Virgin America Stalled by Web Attack, Finally Starts Selling Tickets
The new airline promises a low-cost, high-tech in-flight experience that's already wowing the geek brigade. But first-day website problems have some scratching their heads.
CIO — After a prolonged and highly political fight to get off the ground, airline startup Virgin America finally began selling tickets last week.
But just as the low-cost carrier launched on July 19, its website was hit with what CIO Bill Maguire says was a distributed denial-of-service (DDoS) attack. "We had lots of activity and people hammering the site, which is exciting," says Maguire. "But on some things there was a real slow response." He says his team identified a specific pattern associated with SYN flood attacks. "It slowed us down for a little bit there," Maguire says. "We quickly isolated it, corrected the slip and kept cranking right along." During the slowdown, Virgin America's call center, which it outsources to a provider of home-based agents called Arise, took up the slack, Maguire adds.

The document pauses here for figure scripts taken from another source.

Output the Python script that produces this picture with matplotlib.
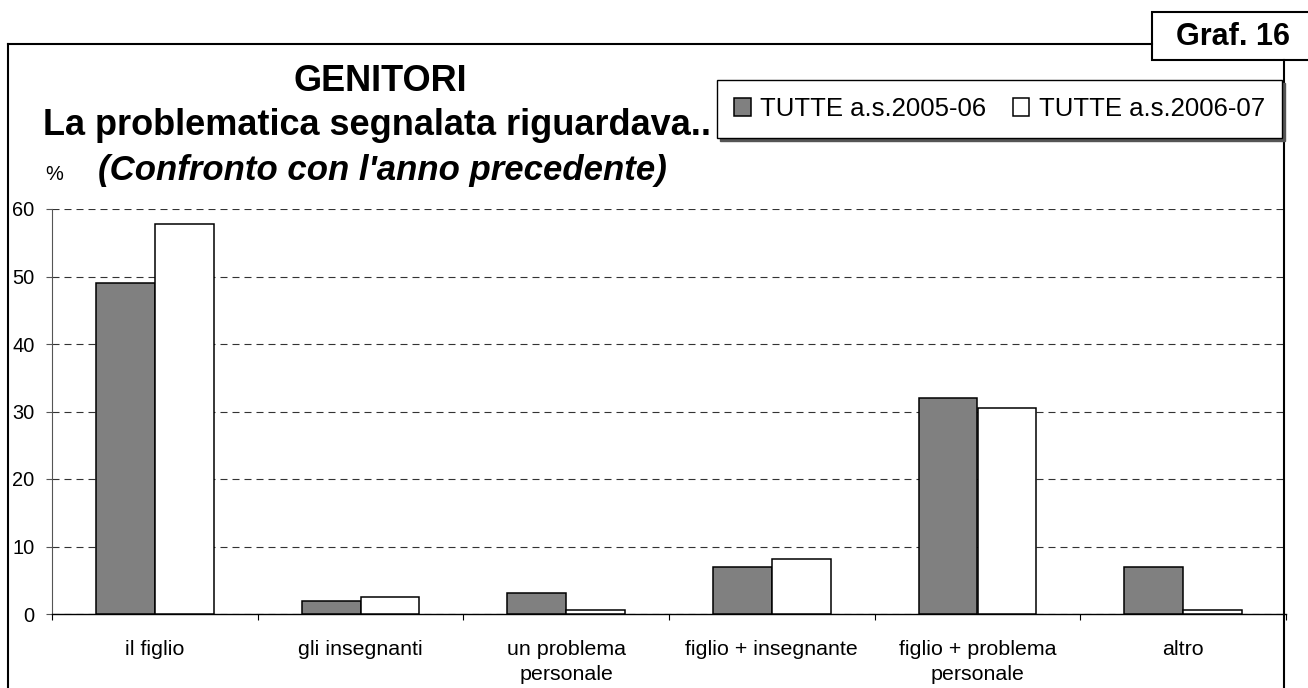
import matplotlib
matplotlib.use('Agg')
import matplotlib.pyplot as plt
from matplotlib.patches import Rectangle
from matplotlib.lines import Line2D
import numpy as np

categories = ['il figlio', 'gli insegnanti', 'un problema\npersonale',
              'figlio + insegnante', 'figlio + problema\npersonale', 'altro']
series_2005 = [49.0, 1.9, 3.1, 6.9, 32.0, 6.9]
series_2006 = [57.8, 2.5, 0.6, 8.1, 30.5, 0.6]
series_labels = ['TUTTE a.s.2005-06', 'TUTTE a.s.2006-07']
yticks = [0, 10, 20, 30, 40, 50, 60]

W, H = 1308, 688
plt.rcParams['font.family'] = ['Liberation Sans', 'DejaVu Sans']
fig = plt.figure(figsize=(W / 100, H / 100), dpi=100)
fig.patch.set_facecolor('white')


def fx(px):
    return px / W


def fy(py):
    return 1 - py / H


ax = fig.add_axes([fx(52), fy(614), fx(1286) - fx(52), fy(209) - fy(614)])
x = np.arange(len(categories))
w = 1 / 3.5
b1 = ax.bar(x - w / 2, series_2005, w, color='#808080', edgecolor='black',
            linewidth=1.1, label=series_labels[0], zorder=3)
b2 = ax.bar(x + w / 2, series_2006, w, color='white', edgecolor='black',
            linewidth=1.1, label=series_labels[1], zorder=3)
ax.set_xlim(-0.5, len(categories) - 0.5)
ax.set_ylim(0, 60)
ax.set_yticks(yticks)
ax.yaxis.grid(True, linestyle=(0, (6.3, 4.5)), color='#333333', linewidth=0.8)
ax.set_axisbelow(True)
ax.set_xticks(np.arange(-0.5, len(categories)), labels=[''] * (len(categories) + 1))
ax.set_xticks(x, labels=categories, minor=True)
for t in ax.get_xticklabels(minor=True):
    t.set_linespacing(1.45)
ax.tick_params(axis='x', which='major', direction='out', length=4.5, width=0.8, color='black')
ax.tick_params(axis='x', which='minor', length=0, pad=18.5, labelsize=15.4)
ax.tick_params(axis='y', direction='out', length=4.5, width=0.8, color='#555555',
               labelsize=14.4, pad=8)
for s in ['top', 'right']:
    ax.spines[s].set_visible(False)
ax.spines['left'].set_color('#555555')
ax.spines['left'].set_linewidth(0.8)
ax.spines['bottom'].set_color('black')
ax.spines['bottom'].set_linewidth(1.0)

leg = fig.legend(handles=[b1, b2], labels=series_labels, ncol=2, loc='upper left',
                 bbox_to_anchor=(fx(717), fy(80)), fontsize=18.5, frameon=True,
                 fancybox=False, edgecolor='black', framealpha=1,
                 borderpad=0.66, handlelength=0.66, handleheight=0.66,
                 handletextpad=0.36, columnspacing=1.02, borderaxespad=0,
                 shadow={'color': '#555555', 'alpha': 1})
leg.get_frame().set_linewidth(1.0)
leg.set_zorder(10)

# outer frame
lw = 1.5
fig.add_artist(Line2D([fx(8), fx(1152)], [fy(44), fy(44)], color='black', lw=lw))
fig.add_artist(Line2D([fx(8), fx(8)], [fy(44), fy(700)], color='black', lw=lw))
fig.add_artist(Line2D([fx(1284), fx(1284)], [fy(60), fy(700)], color='black', lw=lw))
fig.add_artist(Rectangle((fx(1152), fy(60)), fx(1340) - fx(1152), fy(12) - fy(60),
                         transform=fig.transFigure, facecolor='white',
                         edgecolor='black', linewidth=lw))
fig.text(fx(1233), fy(45), 'Graf. 16', fontsize=22, fontweight='bold',
         ha='center', va='baseline')

fig.text(fx(380), fy(91), 'GENITORI', fontsize=26, fontweight='bold',
         ha='center', va='baseline')
fig.text(fx(43), fy(135), 'La problematica segnalata riguardava..', fontsize=26,
         fontweight='bold', ha='left', va='baseline')
fig.text(fx(98), fy(180), "(Confronto con l'anno precedente)", fontsize=25,
         fontweight='bold', fontstyle='italic', ha='left', va='baseline')
fig.text(fx(45), fy(180), '%', fontsize=14.4, ha='left', va='baseline')

fig.savefig('out.png', dpi=100, facecolor='white')
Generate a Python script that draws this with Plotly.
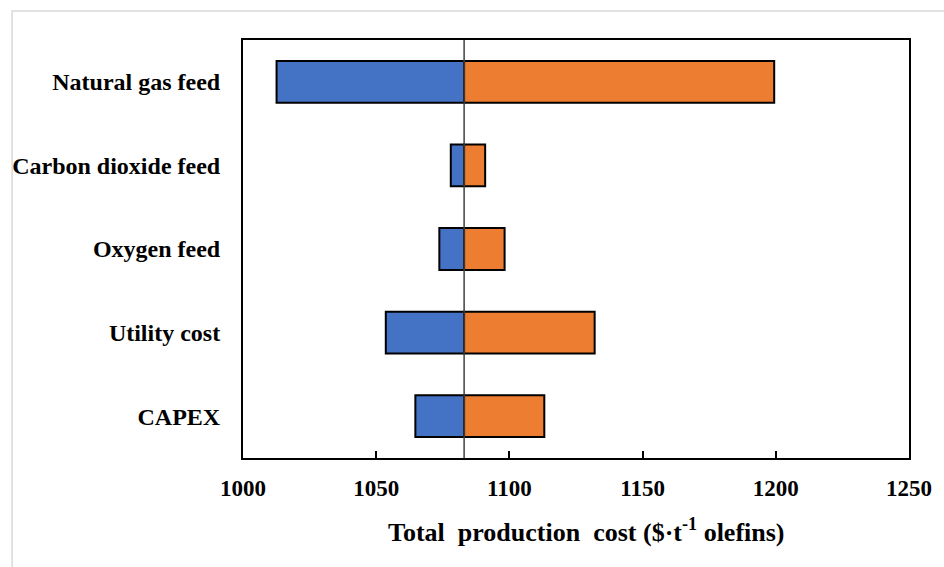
import plotly.graph_objects as go

# Sensitivity of total production cost to each input (low / high cases)
categories = ["Natural gas feed", "Carbon dioxide feed", "Oxygen feed", "Utility cost", "CAPEX"]
base_cost = 1083.0
low_cost = [1012.6, 1078.0, 1073.7, 1053.6, 1064.7]
high_cost = [1199.4, 1090.9, 1098.2, 1132.0, 1113.1]
x_ticks = [1000, 1050, 1100, 1150, 1200, 1250]
x_title = "Total\u00a0 production\u00a0 cost ($\u00b7t<sup>-1</sup> olefins)"

FONT = "Liberation Serif"
BLUE = "#4472C4"
ORANGE = "#ED7D31"

fig = go.Figure()
fig.add_trace(go.Bar(
    y=categories,
    x=[v - base_cost for v in low_cost],
    base=base_cost,
    orientation="h",
    marker=dict(color=BLUE, line=dict(color="black", width=2)),
    width=0.5,
    showlegend=False,
))
fig.add_trace(go.Bar(
    y=categories,
    x=[v - base_cost for v in high_cost],
    base=base_cost,
    orientation="h",
    marker=dict(color=ORANGE, line=dict(color="black", width=2)),
    width=0.5,
    showlegend=False,
))

# Base-case reference line
fig.add_shape(type="line", xref="x", yref="paper", x0=base_cost, x1=base_cost,
              y0=0, y1=1, line=dict(color="#404040", width=1.5), layer="above")

# Light frame around the whole figure
fig.add_shape(type="rect", xref="paper", yref="paper",
              x0=-0.3467, x1=1.06, y0=-0.27, y1=1.0694,
              line=dict(color="#d9d9d9", width=1.5), fillcolor="rgba(0,0,0,0)")

# X-axis title
fig.add_annotation(text=x_title, xref="paper", yref="paper", x=0.516, y=-0.1746,
                   xanchor="center", yanchor="middle", showarrow=False,
                   font=dict(family=FONT, size=26, color="black", weight="bold"))

fig.update_layout(
    width=944, height=567,
    margin=dict(l=241, r=30, t=40, b=109),
    paper_bgcolor="white", plot_bgcolor="white",
    barmode="overlay",
    font=dict(family=FONT, size=23, color="black"),
    xaxis=dict(
        range=[1000, 1250], tickvals=x_ticks, ticktext=[str(t) for t in x_ticks],
        ticks="inside", ticklen=7, tickwidth=2, tickcolor="black",
        showline=True, linecolor="black", linewidth=2, mirror=True,
        showgrid=False, zeroline=False,
        tickfont=dict(family=FONT, size=23, color="black", weight="bold"),
        ticklabelstandoff=8,
    ),
    yaxis=dict(
        categoryorder="array", categoryarray=categories, autorange="reversed",
        showline=True, linecolor="black", linewidth=2, mirror=True,
        showgrid=False, zeroline=False, ticks="",
        tickfont=dict(family=FONT, size=24, color="black", weight="bold"),
        ticklabelstandoff=16,
    ),
)

fig.write_html("out.html")
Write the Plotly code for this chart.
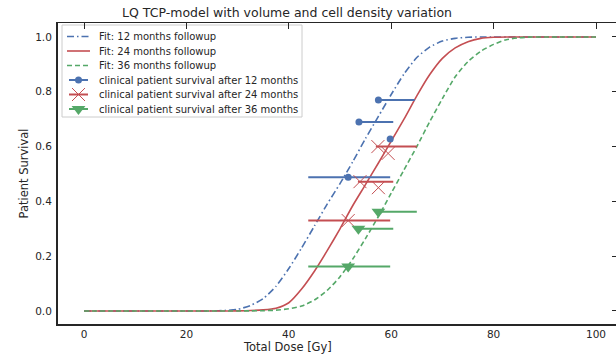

Maguire describes the incident as a "blip" in an otherwise successful launch and wouldn't do anything differently. "What it does prove is no matter how much you prepare-whether it's functionality you're developing for a website or anticipating something destructive, you do the best you can to anticipate every incident you might encounter-things happen," says Maguire. "It's Murphy's law."
Not everyone agrees. "It just doesn't sound good for a new airline that has fought for more than a year and a half to get the authority to fly," says Henry Harteveldt, a travel industry analyst at Forrester Research who, like some others, wondered if the site indeed was hacked or if the airline just wasn't prepared for the heavy customer load. "The fact that in 2007 an airline can start up-one with good management, good funding, experienced people who understand the important role e-commerce plays-and somehow the website could crash, whether it was hacked or not, shows that not all the i's were dotted and not all the t's were crossed." Despite Virgin America's claim that the website lethargy lasted only an hour, Harteveldt insists it was longer, and that the outsourced call center wasn't equipped to scale up to meet increased demand.
Unfortunately for the nascent company, its approval to sell tickets from the Department of Transportation came on the condition that it get rid of CEO Fred Reid, whose status as an airline veteran helped get Virgin off the ground with investors. The DoT determined that Reid was too close to foreign investors (read: Richard Branson) and stated that the CEO must be replaced by November. U.S. law has prohibited foreign investors from owning 50 percent or more of an airline or more than 25 percent of its voting rights, and legacy carriers had launched a concerted lobbying effort to prove to the DoT that Virgin America somehow violated that law. (For more on the fight, see Virgin America Launch Delayed. "Virgin America has been a pawn in a political struggle that goes way beyond their ability to fly," says Harteveldt. "Reid is a qualified executive. But Virgin America offered him up as a sacrificial lamb and the DoT called their bluff."